Pottery Barn Renewal Just Launched—Here’s Everything You Need to Know

Decorating your home just got less expensive

the renewal workshop behind the scenes

The Renewal Workshop 

Whether you’re moving into a new space, or sprucing up a room, you’ll quickly find that decorating a home is not cheap.

There are definitely pieces worth investing in, like furniture that you’ll have for years or a mattress that you’ll sleep on everyday, but for textiles like pillows and throws that can easily get worn, it might be a good idea to look for more affordable options on discount sites.

You might also look at refurbished pieces. Enter the circular market.

Pottery Barn Renewal

Upscale furniture and decor store Pottery Barn has launched its circular program, Pottery Barn Renewal, the first major home furnishing retailer to launch a renewed line in partnership with The Renewal Workshop. You can now purchase table linens, quilts, pillow covers, and other textile products that have barely been used, at deep discounts.

How It Works

When a customer returns a product to Pottery Barn, or when a product has been produced but can't be sold, The Renewal Workshop will give new life to textiles like bedding, bath, curtains, pillows, throws, table linens, and robes. Through their proprietary six-stage, zero-waste process, the products are cleaned, repaired, and verified to joint quality standards before being given a Renewal Workshop tag. 

Once the products are ready for resale, they are listed on The Renewal Workshop website, with prices ranging from $10-$215, which is on average about 20 to 30 percent off the original Pottery Barn prices (not bad!). If you're unsatisfied with your Renewal Workshop purchase, they offer full refunds and free returns for up to 60 days. And if you find something that was missed in the refurbishing process or that needs a little follow-up TLC, you’re covered for a full year after your purchase. 

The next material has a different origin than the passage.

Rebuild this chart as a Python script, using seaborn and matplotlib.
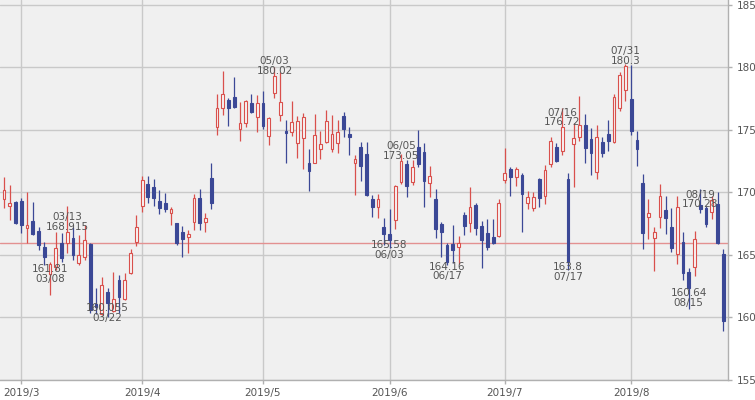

Added Benefit: Reducing Waste

With this sustainable practice, Pottery Barn Renewal is extending the life of returned and imperfect products, helping to keep waste out of landfills. Williams-Sonoma, Inc., Pottery Barn's parent company, is committed to 75% landfill diversion across operations by 2021. The introduction of Pottery Barn Renewal is getting them that much closer to their goal. 

Recent research conducted by The Renewal Shop revealed that 82% of what brands consider to be waste can actually be renewed and resold. “Pottery Barn has tapped into this new supply chain with their Renewed collection and the results are both beautiful and sustainable,” said Nicole Bassett, Co-Founder of The Renewal Workshop, in a press release.

Other Brands in the Circular and Rental Market

In the past The Renewal Workshop has worked with apparel brands like Mara Hoffman and Vuori, but never before a retailer as large as Pottery Barn. 

We’ve seen other brands function in a rental model, like West Elm’s partnership with Rent the Runway and furniture rental companies, like Feather, but this new idea of giving life to damaged and returned goods is a whole new ballpark for Pottery Barn and The Renewal Workshop.